New York Congressman Otis Pike led a Congressional investigation of CIA activities that uncovered the perfidy of the Americans to the Kurds. Kissinger dismissed it with the ultimate realpolitik quip: “Covert action should not be confused with missionary work.”

The betrayal forms a chapter in Christopher Hitchens’ furious indictment of Henry Kissinger, but only a brief one, because, as Hitchens writes, though the Nixon Administrations actions here show “a callous indifference to human life and human rights, … they fall into the category of depraved realpolitik and do not seem to have violated any known law.”

Now, I understand the uses and importance of realpolitik. It can be done effectively, as it has been occasionally in U.S. history, for instance by Teddy Roosevelt and Dwight Eisenhower. And liberal idealism can make a dreadful lodestar in international relations, as it was for Franklin Roosevelt. Yet on the whole, I confess, I prefer my country when it holds its ideals and its virtues slightly higher than its naked self-interest.

This entry was posted on Wednesday, February 22nd, 2006 and is filed under Foreign Policy, History, The World. You can follow any responses to this entry through the RSS 2.0 feed. You can leave a response, or trackback from your own site.

3 Responses to “Idealpolitik”

  1. Jimmy the Dhimmi Says:

    The new Realpolitik is more internal; rather than pitting 3rd world nations againts eachother, it is now exemplified by what is happening in Pakistan, Sudan, Saudi Arabia and Uzbekistan.

    We need their help to the fight terrorists within those borders, so we will ignore the corruption and oppression carried out by the governments we are courting.

    I don’t know how long we can keep it up, Islamic terrorism is a different animal than anything we faced in the Cold war. Its roots are found in the holy eternal Koran, not in Moscow, and it feeds off the general malaise and depravity in society created by such dictators.

  2. probligo Says:

    Why are you surprised? Have you only just found out about the Kurds? Or who “drew the lines”? Or why they were drawn like that?

    One of the principles behind Britain’s (and other European) colonial power was the division and intermixing of peoples - divide and rule in its purest form. In most instances, principally in Africa, Britain has engineered its way out from under very successfully indeed. But, that has not solved the problems…

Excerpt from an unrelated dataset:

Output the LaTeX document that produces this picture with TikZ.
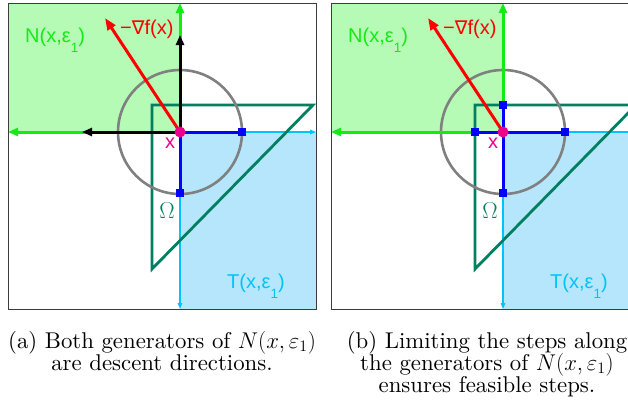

    And, I hate to say it, the Dhimmi’s approach of “separate them into “terrorists and cattle” is not going to work. Why? Because it ignores the fact that terrorists and cattle both have in fact the same divisions. In the case of Iraq; Shia, Sunni and Kurd. In the case of Afghanistan; you could probably track eack of the warlords to “tribal” divisions. When the US administration starts realising that their colonial ambitions are going to have to take that level of detail into account, they might just start making some progress.

    It goes further -

    When the Kurds get what they want in Iraq, the pressure is going to hit Turkey. Why? Go back through the news of the past 50 years and find out.

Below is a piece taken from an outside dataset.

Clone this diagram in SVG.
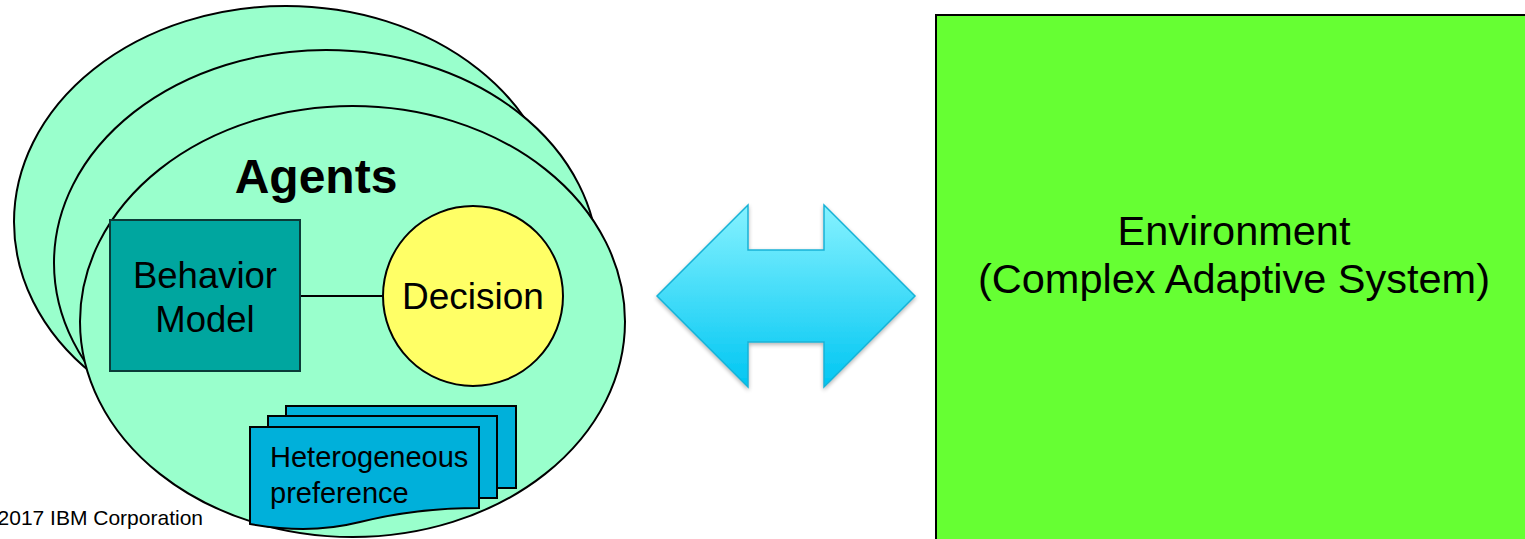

    What will the US do if the Sunnis create a “supernation” including Saudi Arabia, Jordan, Syria and west Iraq? That is the original Arab homeland. The Bedou might find life pretty tough if that happens.

    The fight against corruption and oppression begins after that…

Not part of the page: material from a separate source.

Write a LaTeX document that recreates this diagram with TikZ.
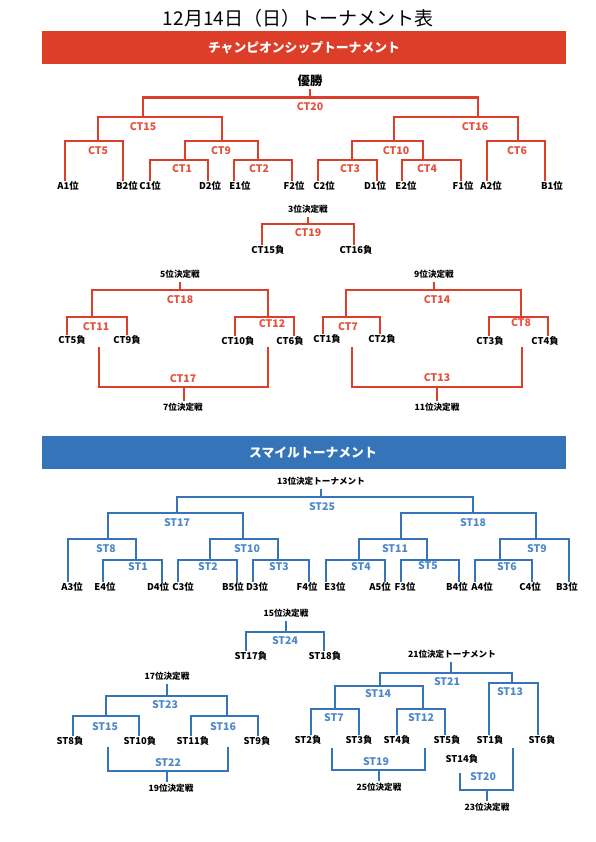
\documentclass[tikz,border=0pt]{standalone}
\usepackage{fontspec}
\setmainfont{Noto Sans CJK JP}
\newfontfamily\jp{Noto Sans CJK JP}
\definecolor{cred}{HTML}{DD3E2A}
\definecolor{ctxt}{HTML}{E4513E}
\definecolor{cblue}{HTML}{3574B8}
\definecolor{btxt}{HTML}{4C88C8}
\newcommand\bra[6]{\draw[#1] (#2,0 |- #5) -- (#2,#4) -- (#3,#4) -- (#3,0 |- #6);}
\tikzset{
  rl/.style={draw=cred, line width=2.9pt},
  bl/.style={draw=cblue, line width=2.9pt},
  lab/.style={font=\jp\bfseries\fontsize{9.4}{10}\selectfont, inner xsep=1pt, inner ysep=1.5pt, text height=6.8pt, text depth=1.2pt},
  rc/.style={font=\jp\bfseries\fontsize{10.5}{11}\selectfont, text=ctxt, inner sep=1pt},
  bc/.style={font=\jp\bfseries\fontsize{10.5}{11}\selectfont, text=btxt, inner sep=1pt},
  hd/.style={font=\jp\bfseries\fontsize{8.6}{9}\selectfont, inner xsep=1pt, inner ysep=3pt, text height=6.3pt, text depth=1.2pt},
  win/.style={font=\jp\bfseries\fontsize{12.5}{13}\selectfont, inner sep=1pt, text height=9.5pt, text depth=1.5pt},
  banner/.style={minimum width=524pt, minimum height=33.4pt, inner sep=0pt},
  bantext/.style={font=\jp\bfseries\fontsize{12.8}{13}\selectfont, text=white, inner sep=0pt}
}
\begin{document}
\begin{tikzpicture}[x=1pt,y=-1pt]
\useasboundingbox[fill=white] (0,0) rectangle (595,842);
% title
\node[font=\jp\fontsize{19}{20}\selectfont] (title) at (298,18) {12月14日（日）トーナメント表};
% red banner
\node[banner, fill=cred] (banC) at (304,47.3) {};
\node[bantext] (banCt) at (304,47.3) {チャンピオンシップトーナメント};
% ===== championship main =====
\node[win] (yusho) at (310,82) {優勝};
\foreach \n/\x/\t in {A1/68/A1位, B2/127/B2位, C1/150/C1位, D2/210/D2位, E1/240/E1位, F2/294/F2位, C2/324/C2位, D1/375/D1位, E2/406/E2位, F1/463/F1位, A2/491/A2位, B1/552/B1位}
  \node[lab] (\n) at (\x,187) {\t};
\draw[rl] (yusho.south) -- (310,97.7);
\bra{rl}{143}{478}{97.7}{0,117}{0,117}
\bra{rl}{98}{222}{117}{0,141}{0,141}
\bra{rl}{394}{518}{117}{0,141}{0,141}
\bra{rl}{65}{123}{141}{A1.north}{B2.north}
\bra{rl}{185}{258}{141}{0,160}{0,160}
\bra{rl}{352}{423}{141}{0,160}{0,160}
\bra{rl}{487}{545}{141}{A2.north}{B1.north}
\bra{rl}{150}{208}{160}{C1.north}{D2.north}
\bra{rl}{234}{292}{160}{E1.north}{F2.north}
\bra{rl}{318}{377}{160}{C2.north}{D1.north}
\bra{rl}{402}{461}{160}{E2.north}{F1.north}
\node[rc] (ct20) at (310,107) {CT20};
\node[rc] (ct15) at (143,127) {CT15};
\node[rc] (ct16) at (475,127) {CT16};
\node[rc] (ct5) at (98,151) {CT5};
\node[rc] (ct9) at (221,151) {CT9};
\node[rc] (ct10) at (396,151) {CT10};
\node[rc] (ct6) at (517,151) {CT6};
\node[rc] (ct1) at (182,169) {CT1};
\node[rc] (ct2) at (259,169) {CT2};
\node[rc] (ct3) at (350,169) {CT3};
\node[rc] (ct4) at (427,169) {CT4};
% ===== 3rd place =====
\node[hd] (h3) at (308,210) {3位決定戦};
\node[lab] (L15) at (268,251) {CT15負};
\node[lab] (L16) at (356,251) {CT16負};
\draw[rl] (h3.south) -- (308,224);
\bra{rl}{262}{354}{224}{L15.north}{L16.north}
\node[rc] (ct19) at (308,233) {CT19};
% ===== 5th place =====
\node[hd] (h5) at (180,275) {5位決定戦};
\node[lab] (L5) at (72,341) {CT5負};
\node[lab] (L9) at (127,341) {CT9負};
\node[lab] (L10) at (238,342) {CT10負};
\node[lab] (L6) at (290,342) {CT6負};
\draw[rl] (h5.south) -- (180,290);
\bra{rl}{92}{268}{290}{0,317}{0,317}
\bra{rl}{67}{127}{317}{L5.north}{L9.north}
\bra{rl}{235}{294}{317}{L10.north}{L6.north}
\node[rc] (ct18) at (180,300) {CT18};
\node[rc] (ct11) at (96,327) {CT11};
\node[rc] (ct12) at (272,324) {CT12};
\node[hd] (h7) at (183,408) {7位決定戦};
\coordinate (c17a) at (99,347);
\coordinate (c17b) at (268,347);
\draw[rl] (c17a) -- (99,387) -- (268,387) -- (c17b);
\draw[rl] (184,387) -- (184,0 |- h7.north);
\node[rc] (ct17) at (183,379) {CT17};
% ===== 9th place =====
\node[hd] (h9) at (434,275) {9位決定戦};
\node[lab] (L1) at (327,340) {CT1負};
\node[lab] (L2) at (382,340) {CT2負};
\node[lab] (L3) at (490,342) {CT3負};
\node[lab] (L4) at (545,342) {CT4負};
\draw[rl] (h9.south) -- (434,290);
\bra{rl}{346}{521}{290}{0,317}{0,317}
\bra{rl}{323}{380}{317}{L1.north}{L2.north}
\bra{rl}{489}{548}{317}{L3.north}{L4.north}
\node[rc] (ct14) at (437,300) {CT14};
\node[rc] (ct7) at (348,327) {CT7};
\node[rc] (ct8) at (521,323) {CT8};
\node[hd] (h11) at (437,408) {11位決定戦};
\coordinate (c13a) at (352,347);
\coordinate (c13b) at (522,347);
\draw[rl] (c13a) -- (352,387) -- (522,387) -- (c13b);
\draw[rl] (437,387) -- (437,0 |- h11.north);
\node[rc] (ct13) at (437,378) {CT13};
% ===== smile banner =====
\node[banner, fill=cblue] (banS) at (304,452.5) {};
\node[bantext] (banSt) at (313,453) {スマイルトーナメント};
% ===== 13th place tournament =====
\node[hd] (h13) at (321,482) {13位決定トーナメント};
\foreach \n/\x/\t in {A3/72/A3位, E4/105/E4位, D4/158/D4位, C3/183/C3位, B5/233/B5位, D3/257/D3位, F4/307/F4位, E3/335/E3位, A5/380/A5位, F3/405/F3位, B4/457/B4位, A4/482/A4位, C4/530/C4位, B3/567/B3位}
  \node[lab] (\n) at (\x,588) {\t};
\draw[bl] (h13.south) -- (321,497);
\bra{bl}{177}{473}{497}{0,513}{0,513}
\bra{bl}{108}{243}{513}{0,539}{0,539}
\bra{bl}{401}{536}{513}{0,539}{0,539}
\bra{bl}{68}{136}{539}{A3.north}{0,560}
\bra{bl}{210}{278}{539}{0,560}{0,560}
\bra{bl}{359}{427}{539}{0,560}{0,560}
\bra{bl}{500}{569}{539}{0,560}{B3.north}
\bra{bl}{103}{162}{560}{E4.north}{D4.north}
\bra{bl}{178}{237}{560}{C3.north}{B5.north}
\bra{bl}{253}{309}{560}{D3.north}{F4.north}
\bra{bl}{326}{385}{560}{E3.north}{A5.north}
\bra{bl}{401}{459}{560}{F3.north}{B4.north}
\bra{bl}{475}{532}{560}{A4.north}{C4.north}
\node[bc] (st25) at (322,507) {ST25};
\node[bc] (st17) at (177,523) {ST17};
\node[bc] (st18) at (473,523) {ST18};
\node[bc] (st8) at (106,549) {ST8};
\node[bc] (st10) at (247,549) {ST10};
\node[bc] (st11) at (395,549) {ST11};
\node[bc] (st9) at (537,549) {ST9};
\node[bc] (st1) at (138,567) {ST1};
\node[bc] (st2) at (208,567) {ST2};
\node[bc] (st3) at (279,567) {ST3};
\node[bc] (st4) at (361,567) {ST4};
\node[bc] (st5) at (428,566) {ST5};
\node[bc] (st6) at (507,567) {ST6};
% ===== 15th place =====
\node[hd] (h15) at (286,614) {15位決定戦};
\node[lab] (S17L) at (251,657) {ST17負};
\node[lab] (S18L) at (325,657) {ST18負};
\draw[bl] (h15.south) -- (286,632);
\bra{bl}{246}{324}{632}{S17L.north}{S18L.north}
\node[bc] (st24) at (285,641) {ST24};
% ===== 17th place =====
\node[hd] (h17) at (167,677) {17位決定戦};
\node[lab] (S8L) at (70,742) {ST8負};
\node[lab] (S10L) at (140,742) {ST10負};
\node[lab] (S11L) at (193,742) {ST11負};
\node[lab] (S9L) at (257,742) {ST9負};
\draw[bl] (h17.south) -- (167,696);
\bra{bl}{106}{227}{696}{0,716}{0,716}
\bra{bl}{73}{139}{716}{S8L.north}{S10L.north}
\bra{bl}{191}{258}{716}{S11L.north}{S9L.north}
\node[bc] (st23) at (165,705) {ST23};
\node[bc] (st15) at (105,727) {ST15};
\node[bc] (st16) at (223,727) {ST16};
\node[hd] (h19) at (171,789) {19位決定戦};
\coordinate (c22a) at (108,747);
\coordinate (c22b) at (228,747);
\draw[bl] (c22a) -- (108,771) -- (228,771) -- (c22b);
\draw[bl] (167,771) -- (167,0 |- h19.north);
\node[bc] (st22) at (168,763) {ST22};
% ===== 21st place tournament =====
\node[hd] (h21) at (452,655) {21位決定トーナメント};
\node[lab] (S2L) at (308,741) {ST2負};
\node[lab] (S3L) at (359,741) {ST3負};
\node[lab] (S4L) at (397,741) {ST4負};
\node[lab] (S5L) at (447,741) {ST5負};
\node[lab] (S1L) at (490,741) {ST1負};
\node[lab] (S6L) at (542,741) {ST6負};
\draw[bl] (451,0 |- h21.south) -- (451,673);
\bra{bl}{380}{512}{673}{0,686}{0,683}
\bra{bl}{335}{423}{686}{0,709}{0,709}
\bra{bl}{489}{538}{683}{S1L.north}{S6L.north}
\bra{bl}{311}{359}{709}{S2L.north}{S3L.north}
\bra{bl}{397}{445}{709}{S4L.north}{S5L.north}
\node[bc] (st21) at (447,682) {ST21};
\node[bc] (st14) at (378,694) {ST14};
\node[bc] (st13) at (510,692) {ST13};
\node[bc] (st7) at (334,718) {ST7};
\node[bc] (st12) at (421,718) {ST12};
\node[hd] (h25) at (379,788) {25位決定戦};
\coordinate (c19a) at (332,748);
\coordinate (c19b) at (425,748);
\draw[bl] (c19a) -- (332,770) -- (425,770) -- (c19b);
\draw[bl] (379,770) -- (379,0 |- h25.north);
\node[bc] (st19) at (376,762) {ST19};
\node[lab] (S14L) at (462,760) {ST14負};
\node[hd] (h23) at (487,808) {23位決定戦};
\coordinate (c20a) at (460,773);
\coordinate (c20b) at (513,748);
\draw[bl] (c20a) -- (460,790) -- (513,790) -- (c20b);
\draw[bl] (487,790) -- (487,0 |- h23.north);
\node[bc] (st20) at (483,777) {ST20};
\end{tikzpicture}
\end{document}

    Oh, and yes, Winston Churchill was involved. He was a mover and shaker in British politics and foreign policy before WW1. His (in)fame is not just from WW2. The landing on the Dardanelles (which gave rise to the ANZAC tradition) was his idea, and under his control.

  3. DosPeros Says:

    Callimachus — I’m glad to see you use the phrase “Wilsonian idealism of the neo-conservatives” — as a traditional conservative, it is an indictment of both Wilsonianism and neo-conservatism. Two birds, one stone. Absent “realpolitik” and the “manifest bungling” (inherent in geopolitical adventurism - regardless of the doe-eyed ideal be pursued) what exactly are we talking about? How would you suggest we implement our Wilsonianism — (hopefully better than Wilson did or the neo-conservatives)?